Copy out the lines that include the word "matplotlib".

::::::::

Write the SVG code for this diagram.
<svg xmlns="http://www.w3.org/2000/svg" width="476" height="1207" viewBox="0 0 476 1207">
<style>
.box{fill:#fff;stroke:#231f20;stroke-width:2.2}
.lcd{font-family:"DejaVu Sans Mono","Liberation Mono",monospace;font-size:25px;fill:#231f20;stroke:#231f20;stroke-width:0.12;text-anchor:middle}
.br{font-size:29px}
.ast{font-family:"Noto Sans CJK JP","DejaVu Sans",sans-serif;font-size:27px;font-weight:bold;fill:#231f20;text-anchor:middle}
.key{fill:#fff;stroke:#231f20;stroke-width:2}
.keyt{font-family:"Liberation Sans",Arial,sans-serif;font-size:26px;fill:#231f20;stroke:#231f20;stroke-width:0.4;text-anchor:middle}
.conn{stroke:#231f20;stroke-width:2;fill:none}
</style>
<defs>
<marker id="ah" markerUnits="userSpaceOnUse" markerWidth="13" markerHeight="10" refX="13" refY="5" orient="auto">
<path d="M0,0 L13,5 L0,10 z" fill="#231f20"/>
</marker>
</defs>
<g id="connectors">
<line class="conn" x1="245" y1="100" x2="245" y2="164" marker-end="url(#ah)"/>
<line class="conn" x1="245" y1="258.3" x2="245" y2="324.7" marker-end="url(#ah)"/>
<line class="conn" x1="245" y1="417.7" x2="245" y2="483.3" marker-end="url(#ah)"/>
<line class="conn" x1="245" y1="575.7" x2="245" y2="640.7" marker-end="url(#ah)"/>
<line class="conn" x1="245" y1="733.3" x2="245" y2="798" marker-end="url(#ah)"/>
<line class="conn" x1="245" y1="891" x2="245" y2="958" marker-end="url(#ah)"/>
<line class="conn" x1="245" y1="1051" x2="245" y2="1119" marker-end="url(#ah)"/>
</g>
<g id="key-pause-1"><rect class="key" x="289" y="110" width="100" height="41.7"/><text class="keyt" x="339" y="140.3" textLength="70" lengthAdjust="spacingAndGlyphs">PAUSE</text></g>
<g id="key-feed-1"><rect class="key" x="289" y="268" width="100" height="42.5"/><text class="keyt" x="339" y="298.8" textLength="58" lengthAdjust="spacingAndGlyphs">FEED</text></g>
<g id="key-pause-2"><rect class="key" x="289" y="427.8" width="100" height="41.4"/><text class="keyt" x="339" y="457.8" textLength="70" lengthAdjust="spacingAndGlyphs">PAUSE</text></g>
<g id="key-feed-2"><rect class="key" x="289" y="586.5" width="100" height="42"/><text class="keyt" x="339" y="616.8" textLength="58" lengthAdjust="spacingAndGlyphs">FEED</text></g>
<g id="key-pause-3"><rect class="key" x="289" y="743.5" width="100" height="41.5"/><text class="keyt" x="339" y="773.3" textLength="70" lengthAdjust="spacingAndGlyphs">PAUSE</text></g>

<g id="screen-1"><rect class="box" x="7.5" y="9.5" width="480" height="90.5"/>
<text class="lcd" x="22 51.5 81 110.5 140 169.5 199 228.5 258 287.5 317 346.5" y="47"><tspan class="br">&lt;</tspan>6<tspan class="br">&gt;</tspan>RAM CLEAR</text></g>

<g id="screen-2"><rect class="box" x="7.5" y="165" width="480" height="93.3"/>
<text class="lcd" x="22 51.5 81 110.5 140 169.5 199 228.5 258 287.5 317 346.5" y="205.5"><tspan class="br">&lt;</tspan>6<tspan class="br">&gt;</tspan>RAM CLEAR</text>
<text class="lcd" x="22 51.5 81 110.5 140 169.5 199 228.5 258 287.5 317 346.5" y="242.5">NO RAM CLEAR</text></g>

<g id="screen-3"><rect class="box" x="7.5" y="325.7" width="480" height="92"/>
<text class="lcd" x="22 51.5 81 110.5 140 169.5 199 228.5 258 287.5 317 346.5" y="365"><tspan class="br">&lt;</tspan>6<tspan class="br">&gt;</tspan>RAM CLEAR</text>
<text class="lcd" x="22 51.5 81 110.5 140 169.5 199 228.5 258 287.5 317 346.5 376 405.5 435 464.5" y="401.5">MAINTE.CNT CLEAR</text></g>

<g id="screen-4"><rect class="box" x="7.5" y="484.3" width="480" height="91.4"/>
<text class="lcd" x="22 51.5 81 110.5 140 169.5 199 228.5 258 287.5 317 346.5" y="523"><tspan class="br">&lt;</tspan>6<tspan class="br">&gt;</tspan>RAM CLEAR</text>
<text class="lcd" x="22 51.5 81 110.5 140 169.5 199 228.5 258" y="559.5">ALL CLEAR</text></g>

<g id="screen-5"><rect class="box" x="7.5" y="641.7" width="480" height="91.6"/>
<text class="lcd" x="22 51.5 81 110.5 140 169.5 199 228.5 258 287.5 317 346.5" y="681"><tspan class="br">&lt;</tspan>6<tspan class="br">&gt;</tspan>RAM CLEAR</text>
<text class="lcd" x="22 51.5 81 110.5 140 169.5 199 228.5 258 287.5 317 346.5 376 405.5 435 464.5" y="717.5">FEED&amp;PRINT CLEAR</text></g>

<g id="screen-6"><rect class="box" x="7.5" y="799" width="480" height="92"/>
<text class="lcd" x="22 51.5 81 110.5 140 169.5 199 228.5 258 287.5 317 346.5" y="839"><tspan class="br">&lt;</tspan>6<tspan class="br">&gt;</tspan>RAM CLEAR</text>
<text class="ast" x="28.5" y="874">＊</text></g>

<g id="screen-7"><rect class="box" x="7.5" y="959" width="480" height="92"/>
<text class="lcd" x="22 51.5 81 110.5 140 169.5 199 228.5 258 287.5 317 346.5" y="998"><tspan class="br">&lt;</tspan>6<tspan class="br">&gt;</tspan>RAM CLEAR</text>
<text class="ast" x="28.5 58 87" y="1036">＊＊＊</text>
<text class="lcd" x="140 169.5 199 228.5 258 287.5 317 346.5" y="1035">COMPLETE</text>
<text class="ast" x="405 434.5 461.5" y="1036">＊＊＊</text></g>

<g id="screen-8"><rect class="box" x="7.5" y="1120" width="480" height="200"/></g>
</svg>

::::::::

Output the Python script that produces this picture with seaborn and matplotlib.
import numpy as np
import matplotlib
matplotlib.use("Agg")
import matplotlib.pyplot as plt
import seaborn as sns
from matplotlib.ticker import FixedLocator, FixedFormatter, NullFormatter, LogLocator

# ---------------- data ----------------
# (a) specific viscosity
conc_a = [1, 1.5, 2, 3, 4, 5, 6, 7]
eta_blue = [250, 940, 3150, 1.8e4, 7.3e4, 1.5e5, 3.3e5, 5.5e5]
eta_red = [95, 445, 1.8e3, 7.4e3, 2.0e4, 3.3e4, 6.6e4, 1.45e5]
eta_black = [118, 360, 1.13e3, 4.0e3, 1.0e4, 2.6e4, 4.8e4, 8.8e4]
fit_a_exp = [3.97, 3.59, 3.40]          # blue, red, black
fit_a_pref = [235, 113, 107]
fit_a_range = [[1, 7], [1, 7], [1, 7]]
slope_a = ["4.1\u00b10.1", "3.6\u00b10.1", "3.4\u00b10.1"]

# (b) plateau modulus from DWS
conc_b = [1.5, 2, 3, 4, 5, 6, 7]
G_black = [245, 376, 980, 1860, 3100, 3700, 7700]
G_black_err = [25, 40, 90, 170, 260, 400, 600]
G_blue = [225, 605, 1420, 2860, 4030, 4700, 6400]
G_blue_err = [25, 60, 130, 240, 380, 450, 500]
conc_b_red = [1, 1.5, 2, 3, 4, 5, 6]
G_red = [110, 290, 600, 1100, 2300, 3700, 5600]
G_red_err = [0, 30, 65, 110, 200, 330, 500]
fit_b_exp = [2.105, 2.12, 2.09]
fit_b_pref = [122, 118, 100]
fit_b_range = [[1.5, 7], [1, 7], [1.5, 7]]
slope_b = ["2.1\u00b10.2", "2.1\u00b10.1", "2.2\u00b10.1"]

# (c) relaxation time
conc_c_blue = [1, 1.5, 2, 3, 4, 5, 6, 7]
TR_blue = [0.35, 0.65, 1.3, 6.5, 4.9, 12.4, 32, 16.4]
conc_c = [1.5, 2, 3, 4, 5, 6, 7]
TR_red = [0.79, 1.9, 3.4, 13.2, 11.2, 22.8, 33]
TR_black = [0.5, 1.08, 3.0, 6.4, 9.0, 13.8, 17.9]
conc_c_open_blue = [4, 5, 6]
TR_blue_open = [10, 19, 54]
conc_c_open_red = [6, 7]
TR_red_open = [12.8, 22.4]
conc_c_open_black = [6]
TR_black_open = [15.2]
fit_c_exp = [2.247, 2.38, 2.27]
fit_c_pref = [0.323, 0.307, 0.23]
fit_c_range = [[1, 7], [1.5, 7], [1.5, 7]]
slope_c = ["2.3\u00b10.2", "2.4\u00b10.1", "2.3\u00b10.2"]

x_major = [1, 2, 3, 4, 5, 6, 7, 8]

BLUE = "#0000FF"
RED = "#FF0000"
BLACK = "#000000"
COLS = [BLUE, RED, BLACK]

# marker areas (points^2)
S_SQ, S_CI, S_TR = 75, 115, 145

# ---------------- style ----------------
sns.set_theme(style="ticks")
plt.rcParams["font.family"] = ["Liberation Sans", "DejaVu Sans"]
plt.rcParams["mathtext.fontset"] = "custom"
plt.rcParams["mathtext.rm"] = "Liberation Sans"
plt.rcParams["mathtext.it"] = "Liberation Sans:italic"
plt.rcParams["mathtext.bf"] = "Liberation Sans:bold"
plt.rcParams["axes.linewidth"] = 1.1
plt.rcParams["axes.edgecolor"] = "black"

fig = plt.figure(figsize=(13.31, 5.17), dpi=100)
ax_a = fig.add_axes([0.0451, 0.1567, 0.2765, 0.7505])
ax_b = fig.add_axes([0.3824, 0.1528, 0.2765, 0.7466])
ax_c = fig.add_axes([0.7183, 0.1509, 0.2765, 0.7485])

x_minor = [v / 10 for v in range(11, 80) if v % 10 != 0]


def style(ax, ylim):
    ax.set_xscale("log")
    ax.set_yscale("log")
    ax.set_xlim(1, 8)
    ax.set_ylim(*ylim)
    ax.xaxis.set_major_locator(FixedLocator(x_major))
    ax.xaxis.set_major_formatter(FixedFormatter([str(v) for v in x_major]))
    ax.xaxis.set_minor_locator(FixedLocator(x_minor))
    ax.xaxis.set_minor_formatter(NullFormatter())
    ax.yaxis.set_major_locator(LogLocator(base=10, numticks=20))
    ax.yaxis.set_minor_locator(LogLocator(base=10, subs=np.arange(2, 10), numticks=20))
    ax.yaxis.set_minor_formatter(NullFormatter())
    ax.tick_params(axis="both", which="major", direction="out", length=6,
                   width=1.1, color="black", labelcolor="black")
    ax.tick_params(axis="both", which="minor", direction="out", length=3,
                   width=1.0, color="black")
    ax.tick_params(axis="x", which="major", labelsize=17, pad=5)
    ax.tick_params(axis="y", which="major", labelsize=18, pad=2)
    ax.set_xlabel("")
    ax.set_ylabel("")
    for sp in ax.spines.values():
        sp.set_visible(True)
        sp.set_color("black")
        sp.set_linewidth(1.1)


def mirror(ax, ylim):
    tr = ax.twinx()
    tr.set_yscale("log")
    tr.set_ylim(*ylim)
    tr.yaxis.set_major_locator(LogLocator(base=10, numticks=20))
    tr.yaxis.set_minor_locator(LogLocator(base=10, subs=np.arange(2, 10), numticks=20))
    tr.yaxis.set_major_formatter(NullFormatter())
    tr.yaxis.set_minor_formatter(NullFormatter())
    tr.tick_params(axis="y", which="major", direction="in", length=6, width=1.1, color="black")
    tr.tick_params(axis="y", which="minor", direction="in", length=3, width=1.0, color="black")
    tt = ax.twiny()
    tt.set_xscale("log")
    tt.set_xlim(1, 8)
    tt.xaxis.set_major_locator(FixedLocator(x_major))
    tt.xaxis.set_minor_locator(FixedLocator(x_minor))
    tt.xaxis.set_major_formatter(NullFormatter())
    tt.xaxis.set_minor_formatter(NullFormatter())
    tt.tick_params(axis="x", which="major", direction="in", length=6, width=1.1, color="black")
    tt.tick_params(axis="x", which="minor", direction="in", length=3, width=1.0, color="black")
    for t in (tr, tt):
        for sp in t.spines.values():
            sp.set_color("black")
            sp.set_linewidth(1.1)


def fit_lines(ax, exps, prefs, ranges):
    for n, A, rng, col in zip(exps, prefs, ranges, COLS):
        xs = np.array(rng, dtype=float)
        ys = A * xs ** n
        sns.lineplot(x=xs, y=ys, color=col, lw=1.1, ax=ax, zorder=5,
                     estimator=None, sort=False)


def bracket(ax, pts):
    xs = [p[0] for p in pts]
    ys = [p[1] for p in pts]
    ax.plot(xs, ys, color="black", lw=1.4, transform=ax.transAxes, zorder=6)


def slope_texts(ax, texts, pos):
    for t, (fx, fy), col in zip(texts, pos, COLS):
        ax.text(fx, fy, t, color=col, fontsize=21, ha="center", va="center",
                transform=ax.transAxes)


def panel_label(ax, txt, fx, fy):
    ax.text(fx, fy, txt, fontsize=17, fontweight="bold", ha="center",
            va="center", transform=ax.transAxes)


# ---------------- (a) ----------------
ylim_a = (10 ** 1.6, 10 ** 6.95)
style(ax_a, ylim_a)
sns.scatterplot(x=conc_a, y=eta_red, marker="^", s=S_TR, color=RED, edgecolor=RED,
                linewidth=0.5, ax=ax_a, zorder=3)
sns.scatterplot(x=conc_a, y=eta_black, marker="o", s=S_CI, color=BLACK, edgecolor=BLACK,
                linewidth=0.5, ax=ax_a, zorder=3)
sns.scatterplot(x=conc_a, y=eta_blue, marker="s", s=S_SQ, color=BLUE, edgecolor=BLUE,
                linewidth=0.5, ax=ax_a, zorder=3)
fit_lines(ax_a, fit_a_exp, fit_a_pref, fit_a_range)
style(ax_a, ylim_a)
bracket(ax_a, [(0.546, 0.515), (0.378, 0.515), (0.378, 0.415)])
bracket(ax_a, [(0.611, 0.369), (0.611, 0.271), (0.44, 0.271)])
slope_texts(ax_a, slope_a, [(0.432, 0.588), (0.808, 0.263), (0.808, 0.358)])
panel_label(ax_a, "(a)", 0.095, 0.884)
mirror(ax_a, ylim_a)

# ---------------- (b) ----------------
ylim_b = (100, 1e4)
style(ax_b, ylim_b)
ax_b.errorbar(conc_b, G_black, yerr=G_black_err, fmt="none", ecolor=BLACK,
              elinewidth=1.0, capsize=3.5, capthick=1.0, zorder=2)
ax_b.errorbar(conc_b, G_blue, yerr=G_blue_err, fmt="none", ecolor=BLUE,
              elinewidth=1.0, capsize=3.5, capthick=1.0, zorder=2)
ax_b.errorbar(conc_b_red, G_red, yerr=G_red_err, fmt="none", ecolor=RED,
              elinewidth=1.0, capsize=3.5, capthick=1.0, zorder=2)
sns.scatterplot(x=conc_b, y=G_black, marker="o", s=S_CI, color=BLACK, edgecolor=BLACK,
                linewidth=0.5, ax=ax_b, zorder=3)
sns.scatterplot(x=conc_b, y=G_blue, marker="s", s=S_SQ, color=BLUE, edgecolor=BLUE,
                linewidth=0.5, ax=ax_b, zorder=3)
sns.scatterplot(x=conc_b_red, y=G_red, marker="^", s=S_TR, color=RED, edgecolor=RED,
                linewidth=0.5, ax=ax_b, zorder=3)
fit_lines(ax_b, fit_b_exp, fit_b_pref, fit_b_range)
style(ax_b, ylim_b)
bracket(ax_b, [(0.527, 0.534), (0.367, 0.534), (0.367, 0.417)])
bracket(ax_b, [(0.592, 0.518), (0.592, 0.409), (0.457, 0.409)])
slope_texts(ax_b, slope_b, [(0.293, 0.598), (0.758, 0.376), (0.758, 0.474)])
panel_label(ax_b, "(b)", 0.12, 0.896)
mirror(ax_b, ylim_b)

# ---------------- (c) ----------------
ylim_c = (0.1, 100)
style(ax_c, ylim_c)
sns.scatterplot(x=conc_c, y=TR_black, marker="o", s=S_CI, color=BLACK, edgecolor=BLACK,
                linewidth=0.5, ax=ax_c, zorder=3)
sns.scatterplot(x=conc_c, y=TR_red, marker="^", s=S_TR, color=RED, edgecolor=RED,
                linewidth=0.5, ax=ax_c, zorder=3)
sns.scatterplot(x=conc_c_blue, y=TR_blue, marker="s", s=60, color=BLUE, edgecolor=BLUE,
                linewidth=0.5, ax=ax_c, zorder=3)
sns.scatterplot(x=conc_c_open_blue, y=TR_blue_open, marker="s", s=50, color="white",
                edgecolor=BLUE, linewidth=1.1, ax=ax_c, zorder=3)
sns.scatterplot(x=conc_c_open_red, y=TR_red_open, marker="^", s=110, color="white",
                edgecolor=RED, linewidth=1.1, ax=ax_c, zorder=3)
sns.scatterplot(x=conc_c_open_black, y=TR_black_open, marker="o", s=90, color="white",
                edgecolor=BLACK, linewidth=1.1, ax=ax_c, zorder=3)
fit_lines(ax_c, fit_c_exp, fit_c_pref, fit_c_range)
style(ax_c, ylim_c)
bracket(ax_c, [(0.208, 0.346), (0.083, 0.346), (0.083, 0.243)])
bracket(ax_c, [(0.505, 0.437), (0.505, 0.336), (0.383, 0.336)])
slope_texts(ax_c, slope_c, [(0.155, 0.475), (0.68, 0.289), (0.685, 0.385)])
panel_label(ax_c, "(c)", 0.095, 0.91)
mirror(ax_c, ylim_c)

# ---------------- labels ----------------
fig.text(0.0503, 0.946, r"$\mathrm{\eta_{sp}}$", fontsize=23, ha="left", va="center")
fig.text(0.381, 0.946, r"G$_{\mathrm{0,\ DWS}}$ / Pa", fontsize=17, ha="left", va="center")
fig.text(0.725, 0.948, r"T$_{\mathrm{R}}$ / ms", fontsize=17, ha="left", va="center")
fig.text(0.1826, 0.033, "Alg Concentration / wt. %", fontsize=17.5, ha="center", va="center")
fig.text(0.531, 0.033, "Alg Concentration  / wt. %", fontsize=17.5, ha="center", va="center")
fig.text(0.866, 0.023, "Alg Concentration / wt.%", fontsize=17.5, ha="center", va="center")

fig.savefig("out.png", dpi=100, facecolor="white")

::::::::

OUTPUT OF THE EXERCISE »
Output the Python script that produces this picture with seaborn and matplotlib.
import matplotlib
matplotlib.use("Agg")
import matplotlib.pyplot as plt
from matplotlib.ticker import FixedLocator, FixedFormatter, NullFormatter, LogLocator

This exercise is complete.